Share this story: KCB has also benefitted from Mwangi’s tutelage. Some of its top talents, including Chief Business Officer/KCB Kenya MD Samuel Makome, and former Chief Financial Officer Collins Otiwu worked under Mwangi at Equity.
KCB and Equity are among Kenya’s fastest-growing banks, blazing the trail in regional expansion, which they are betting on to reduce their reliance on the Kenyan market. Co-operative Bank, another indigenous bank, recently joined the East African expansion spree with a branch in South Sudan. According to Mwangi, the recently restructured EGHL will prioritise its entry to geographically proximate, high impact, under-banked markets with environments in which Equity’s operating model can be successfully deployed.
Such countries, he said, include Ethiopia, the Democratic Republic of Congo, Ghana and Nigeria.
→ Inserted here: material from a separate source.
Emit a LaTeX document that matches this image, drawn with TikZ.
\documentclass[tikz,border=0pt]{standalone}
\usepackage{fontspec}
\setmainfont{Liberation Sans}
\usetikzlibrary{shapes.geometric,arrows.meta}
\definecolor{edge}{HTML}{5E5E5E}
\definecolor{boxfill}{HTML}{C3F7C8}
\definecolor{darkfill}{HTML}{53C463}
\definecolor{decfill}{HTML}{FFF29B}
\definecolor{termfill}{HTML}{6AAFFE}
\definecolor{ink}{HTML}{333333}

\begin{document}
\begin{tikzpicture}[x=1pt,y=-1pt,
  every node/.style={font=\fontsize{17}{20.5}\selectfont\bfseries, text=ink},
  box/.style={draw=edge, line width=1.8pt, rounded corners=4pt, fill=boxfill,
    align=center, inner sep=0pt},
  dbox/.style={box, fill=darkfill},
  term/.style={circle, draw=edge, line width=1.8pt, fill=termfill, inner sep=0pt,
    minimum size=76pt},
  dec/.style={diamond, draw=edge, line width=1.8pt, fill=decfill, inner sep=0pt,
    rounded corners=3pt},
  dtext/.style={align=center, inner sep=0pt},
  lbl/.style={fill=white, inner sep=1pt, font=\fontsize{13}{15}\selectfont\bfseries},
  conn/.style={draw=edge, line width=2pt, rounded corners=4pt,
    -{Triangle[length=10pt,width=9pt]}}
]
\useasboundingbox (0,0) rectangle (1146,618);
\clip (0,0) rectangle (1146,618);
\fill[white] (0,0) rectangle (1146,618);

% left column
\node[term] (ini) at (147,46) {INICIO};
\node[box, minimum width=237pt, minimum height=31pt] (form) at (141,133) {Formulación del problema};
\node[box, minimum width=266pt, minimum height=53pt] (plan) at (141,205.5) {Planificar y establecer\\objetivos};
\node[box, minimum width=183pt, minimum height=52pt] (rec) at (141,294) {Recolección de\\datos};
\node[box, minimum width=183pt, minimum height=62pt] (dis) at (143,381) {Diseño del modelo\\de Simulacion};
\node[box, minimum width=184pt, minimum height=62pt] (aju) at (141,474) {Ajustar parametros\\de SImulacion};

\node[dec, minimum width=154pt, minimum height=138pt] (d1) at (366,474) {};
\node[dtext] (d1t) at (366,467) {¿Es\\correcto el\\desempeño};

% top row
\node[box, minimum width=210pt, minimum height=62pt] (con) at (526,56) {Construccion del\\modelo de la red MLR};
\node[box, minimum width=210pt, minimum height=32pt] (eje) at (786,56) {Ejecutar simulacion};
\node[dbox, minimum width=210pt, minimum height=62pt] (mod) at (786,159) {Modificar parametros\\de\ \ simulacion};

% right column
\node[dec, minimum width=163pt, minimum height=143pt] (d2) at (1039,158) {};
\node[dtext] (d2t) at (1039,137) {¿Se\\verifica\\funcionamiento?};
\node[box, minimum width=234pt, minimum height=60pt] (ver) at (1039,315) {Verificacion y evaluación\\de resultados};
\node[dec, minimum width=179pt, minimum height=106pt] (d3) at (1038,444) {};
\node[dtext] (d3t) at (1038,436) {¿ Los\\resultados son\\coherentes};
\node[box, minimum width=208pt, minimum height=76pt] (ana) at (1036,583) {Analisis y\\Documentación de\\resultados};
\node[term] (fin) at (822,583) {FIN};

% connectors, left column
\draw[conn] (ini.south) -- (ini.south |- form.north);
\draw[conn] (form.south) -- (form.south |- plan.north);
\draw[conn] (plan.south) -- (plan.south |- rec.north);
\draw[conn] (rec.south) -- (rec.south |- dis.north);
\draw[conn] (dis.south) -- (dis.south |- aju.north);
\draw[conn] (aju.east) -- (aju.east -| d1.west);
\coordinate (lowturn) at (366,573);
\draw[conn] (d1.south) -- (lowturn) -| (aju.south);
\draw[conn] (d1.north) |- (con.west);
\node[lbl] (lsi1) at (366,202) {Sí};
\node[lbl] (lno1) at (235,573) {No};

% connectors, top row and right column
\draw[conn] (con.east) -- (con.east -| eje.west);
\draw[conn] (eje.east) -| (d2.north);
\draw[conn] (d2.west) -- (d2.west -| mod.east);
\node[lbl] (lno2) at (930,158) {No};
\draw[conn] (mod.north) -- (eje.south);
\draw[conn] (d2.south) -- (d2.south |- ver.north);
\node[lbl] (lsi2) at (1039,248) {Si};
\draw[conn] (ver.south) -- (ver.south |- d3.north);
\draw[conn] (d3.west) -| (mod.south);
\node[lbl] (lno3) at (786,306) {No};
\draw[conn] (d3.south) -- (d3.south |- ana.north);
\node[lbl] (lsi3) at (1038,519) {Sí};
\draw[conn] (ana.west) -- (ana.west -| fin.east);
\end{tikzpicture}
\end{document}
Other countries in the group’s radar include Malawi, Burundi, Mozambique, Zambia and Zimbabwe. “The planned growth across Africa by 2024 is an integral component of the Equity 3.0 Strategy.
To achieve this, Equity will select countries for entry based on the size of their banking markets and the applicability of Equity’s model in the respective markets,” said Mwangi. “Building on our distinctive strengths that have led to our success to date, Equity will follow a tailored entry and growth strategy for each country that is anchored on core group capabilities.”
In what he described as a cautious expansion strategy, Mwangi assured the bank’s shareholders during an annual general meeting held about a fortnight ago that the group would build on the proven results of its most successful delivery channels.
These, he said, include “community” branches, and agent, mobile and merchant networks, with the mix being varied to suit respective local market contexts. “My outlook is of an industry that’s going to be quite profitable,” Mwangi said. “We have what it takes to make this work.”